The heritage park Las Casas Filipinas de Acuzar takes on an ethereal quality as soon as the sun sets over the Umagol River. At night, the meticulously restored heritage homes, relocated from all over the country up to its beachside slice of Bagac, Bataan glow, lit by incandescent street lamps and chandeliers through capiz windows. In the middle of it all is the unfinished Sanctuario de San Jose, a stark contrast with its exposed marble skeleton.

Inside, a floor-to-ceiling, black-and-white film projection depicts an immense column of seawater bubbling up to the skies like a mushroom. The space swells with the surround-sound boom of detonated atomic bombs. The year is 1946 in a lagoon at Bikini Atoll, and the declassified archival footage is “Code Name: Operation Crossroads,” the first nuclear weapons test by the United States Navy. The second world war just ended and this was the American leaders’ showcase of national security. Spliced and manipulated by the artist Bruce Conner into film in “Crossroads” (1976), the next 36 minutes of extreme slow-motion goes from ominous to terrifying — and devastatingly beautiful. The booms turn into music, the first half a bracing, percussion composed by Patrick Gleason progressing into a more mellow second half by Terry Riley, his Indian music influences conveying peacefulness, even relief — the kind that passes when the chaos and fear has subsided and the dust settles. In the juxtaposed imagery, poisonous smoke looks like clouds on a sunny day. In one lingering frame, a cloud of smoke took the shape of a sky-high heart.

(Left)“Crossroads” by Bruce Conner in Las Casas Filipinas de Acuzar's Sanctuario de San Jose. (Right) “Chapel” by Not Vital

“When I think of creation, destruction, transformation, and out-of-body experience, I can’t help but think of the incredible potential in humanity’s power to create and what is possible to be built in this many lifetimes. We can harness the exact same energy that it takes to destroy something. To forget history condemns us to a cycle of repeating it,” says Bellas Artes Projects artistic director Diana Campbell Betancourt who curated “Bruce Conner: Out of Body,” the first presentation of the American artist in Southeast Asia. The non-profit art foundation are the custodians of Conner’s work in its headquarters in Casa Quiapo in Las Casas and in its outpost in Makati featuring films (like the Toni Basil-starred “Breakaway” and the Riley-scored “Easter Morning”) and works of several of his aliases that draw on spirituality.

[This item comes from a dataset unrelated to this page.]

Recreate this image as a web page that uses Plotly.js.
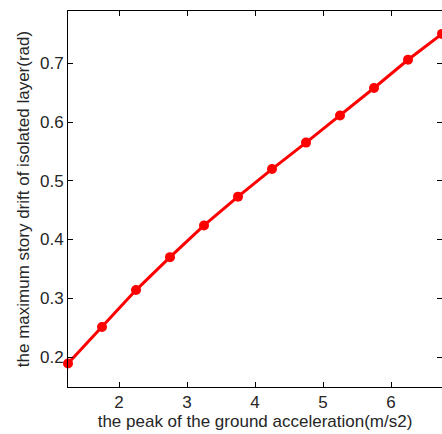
<!DOCTYPE html>
<html>
<head>
<meta charset="utf-8">
<script src="https://cdn.plot.ly/plotly-3.0.1.min.js"></script>
<style>html,body{margin:0;padding:0;background:#fff;}#chart{width:442px;height:434px;}</style>
</head>
<body>
<div id="chart"></div>
<script>
const pga = [1.25, 1.75, 2.25, 2.75, 3.25, 3.75, 4.25, 4.75, 5.25, 5.75, 6.25, 6.75];
const drift = [0.189, 0.251, 0.314, 0.370, 0.424, 0.473, 0.520, 0.565, 0.611, 0.658, 0.706, 0.750];
const xTicks = [2, 3, 4, 5, 6];
const yTicks = [0.2, 0.3, 0.4, 0.5, 0.6, 0.7];
const xTitle = 'the peak of the ground acceleration(m/s2)';
const yTitle = 'the maximum story drift of isolated layer(rad)';

const font = {family: 'Liberation Sans, Arial, sans-serif', size: 17, color: '#262626'};
const axisCommon = {
  showline: true, linecolor: '#000', linewidth: 1, mirror: 'ticks',
  ticks: 'inside', ticklen: 5, tickcolor: '#000', tickwidth: 1,
  showgrid: false, zeroline: false, tickfont: font
};
Plotly.newPlot('chart', [{
  x: pga, y: drift, type: 'scatter', mode: 'lines+markers',
  line: {color: '#ff0000', width: 3},
  marker: {color: '#ff0000', size: 10, symbol: 'circle'},
  cliponaxis: false
}], {
  width: 442, height: 434,
  margin: {l: 68, r: 0, t: 11, b: 47},
  paper_bgcolor: '#fff', plot_bgcolor: '#fff',
  showlegend: false,
  font: font,
  xaxis: Object.assign({}, axisCommon, {
    range: [1.25, 6.75], tickvals: xTicks, ticktext: xTicks.map(String),
    title: {text: xTitle, font: font, standoff: 2}
  }),
  yaxis: Object.assign({}, axisCommon, {
    range: [0.149, 0.789], tickvals: yTicks, ticktext: yTicks.map(v => v.toFixed(1)),
    title: {text: yTitle, font: font, standoff: 6}
  })
}, {staticPlot: true});
</script>
</body>
</html>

In the ground floor of the BAP headquarters is resident Cian Dayrit’s “Busis Ibat Ha Kanayunan (Voices from the Hinterlands),” a mixed media exhibition focused on the history and mythology of Bataan’s 18 Aeta communities featuring sculptures of characters within the colonial history of Bataan, a map of the land and a timeline of its history as described by the Aetas themselves, as well as an amassed small collection of books “meant to go back to Bataan’s Aeta community,” Dayrit says. “One of the problems of the academe is what is written in the academe stays in the academe.” Facing the entrance is an installation, "Palyon Noon, Ngayon at Mamaya," which appears like what a Catholic home would have as an altar where consecrated holy figures are placed in a pedestal with flowers and prayers. Instead, it has bowls filled with coins, garlands of amputated thumbs alongside Aeta pottery.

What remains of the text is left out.